• _Work to do_:
Give back the lines exactly, from the first one to the line with "minimum width=179pt, minimum", both ends included.

================

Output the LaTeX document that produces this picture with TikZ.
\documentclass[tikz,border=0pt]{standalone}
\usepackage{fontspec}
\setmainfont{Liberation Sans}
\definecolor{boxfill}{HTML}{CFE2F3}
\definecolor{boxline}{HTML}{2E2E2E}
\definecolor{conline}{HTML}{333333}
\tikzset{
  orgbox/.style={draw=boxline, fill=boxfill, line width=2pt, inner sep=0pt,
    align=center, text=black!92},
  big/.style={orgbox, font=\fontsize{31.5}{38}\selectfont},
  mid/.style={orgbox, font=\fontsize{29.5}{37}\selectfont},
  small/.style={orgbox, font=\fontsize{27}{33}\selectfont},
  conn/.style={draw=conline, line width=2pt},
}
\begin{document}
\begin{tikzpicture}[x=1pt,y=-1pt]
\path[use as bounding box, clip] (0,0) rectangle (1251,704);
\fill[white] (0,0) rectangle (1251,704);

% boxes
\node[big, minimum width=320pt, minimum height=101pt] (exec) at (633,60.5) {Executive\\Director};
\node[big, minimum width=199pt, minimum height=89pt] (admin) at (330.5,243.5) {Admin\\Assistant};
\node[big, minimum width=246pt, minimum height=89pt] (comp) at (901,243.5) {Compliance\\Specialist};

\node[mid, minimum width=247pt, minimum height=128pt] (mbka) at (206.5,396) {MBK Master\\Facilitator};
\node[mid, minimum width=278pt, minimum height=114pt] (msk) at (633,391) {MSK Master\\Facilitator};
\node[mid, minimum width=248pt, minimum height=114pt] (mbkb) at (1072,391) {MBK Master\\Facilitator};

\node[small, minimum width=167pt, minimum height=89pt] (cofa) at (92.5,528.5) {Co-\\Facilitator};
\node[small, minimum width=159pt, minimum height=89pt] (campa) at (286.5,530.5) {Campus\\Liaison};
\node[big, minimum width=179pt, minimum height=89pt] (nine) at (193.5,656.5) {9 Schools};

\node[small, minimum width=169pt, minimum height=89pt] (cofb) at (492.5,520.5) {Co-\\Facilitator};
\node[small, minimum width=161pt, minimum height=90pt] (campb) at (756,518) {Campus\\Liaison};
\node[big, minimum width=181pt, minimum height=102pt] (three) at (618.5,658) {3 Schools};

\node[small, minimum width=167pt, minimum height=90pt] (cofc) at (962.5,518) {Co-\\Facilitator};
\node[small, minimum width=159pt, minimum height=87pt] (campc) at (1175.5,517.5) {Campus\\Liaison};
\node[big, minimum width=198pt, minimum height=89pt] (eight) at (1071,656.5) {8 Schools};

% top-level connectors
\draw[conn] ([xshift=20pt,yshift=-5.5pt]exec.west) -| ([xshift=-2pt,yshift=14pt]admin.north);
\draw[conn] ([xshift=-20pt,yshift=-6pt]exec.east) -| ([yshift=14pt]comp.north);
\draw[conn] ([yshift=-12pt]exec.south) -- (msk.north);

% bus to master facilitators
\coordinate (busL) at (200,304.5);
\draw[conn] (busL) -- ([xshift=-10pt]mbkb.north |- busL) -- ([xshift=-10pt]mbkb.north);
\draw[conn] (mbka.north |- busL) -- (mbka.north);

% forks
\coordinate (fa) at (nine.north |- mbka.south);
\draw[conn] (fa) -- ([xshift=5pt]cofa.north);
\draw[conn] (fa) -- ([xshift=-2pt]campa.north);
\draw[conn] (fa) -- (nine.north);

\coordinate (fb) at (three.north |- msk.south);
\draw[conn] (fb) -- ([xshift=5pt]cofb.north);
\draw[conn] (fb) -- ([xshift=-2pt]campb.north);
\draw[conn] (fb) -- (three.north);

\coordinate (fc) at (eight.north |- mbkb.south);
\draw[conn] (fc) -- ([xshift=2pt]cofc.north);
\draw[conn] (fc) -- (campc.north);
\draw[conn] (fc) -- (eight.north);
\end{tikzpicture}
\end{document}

================

• _Written answer_:
Output the LaTeX document that produces this picture with TikZ.
\documentclass[tikz,border=0pt]{standalone}
\usepackage{fontspec}
\setmainfont{Liberation Sans}
\definecolor{boxfill}{HTML}{CFE2F3}
\definecolor{boxline}{HTML}{2E2E2E}
\definecolor{conline}{HTML}{333333}
\tikzset{
  orgbox/.style={draw=boxline, fill=boxfill, line width=2pt, inner sep=0pt,
    align=center, text=black!92},
  big/.style={orgbox, font=\fontsize{31.5}{38}\selectfont},
  mid/.style={orgbox, font=\fontsize{29.5}{37}\selectfont},
  small/.style={orgbox, font=\fontsize{27}{33}\selectfont},
  conn/.style={draw=conline, line width=2pt},
}
\begin{document}
\begin{tikzpicture}[x=1pt,y=-1pt]
\path[use as bounding box, clip] (0,0) rectangle (1251,704);
\fill[white] (0,0) rectangle (1251,704);

% boxes
\node[big, minimum width=320pt, minimum height=101pt] (exec) at (633,60.5) {Executive\\Director};
\node[big, minimum width=199pt, minimum height=89pt] (admin) at (330.5,243.5) {Admin\\Assistant};
\node[big, minimum width=246pt, minimum height=89pt] (comp) at (901,243.5) {Compliance\\Specialist};

\node[mid, minimum width=247pt, minimum height=128pt] (mbka) at (206.5,396) {MBK Master\\Facilitator};
\node[mid, minimum width=278pt, minimum height=114pt] (msk) at (633,391) {MSK Master\\Facilitator};
\node[mid, minimum width=248pt, minimum height=114pt] (mbkb) at (1072,391) {MBK Master\\Facilitator};

\node[small, minimum width=167pt, minimum height=89pt] (cofa) at (92.5,528.5) {Co-\\Facilitator};
\node[small, minimum width=159pt, minimum height=89pt] (campa) at (286.5,530.5) {Campus\\Liaison};
\node[big, minimum width=179pt, minimum height=89pt] (nine) at (193.5,656.5) {9 Schools};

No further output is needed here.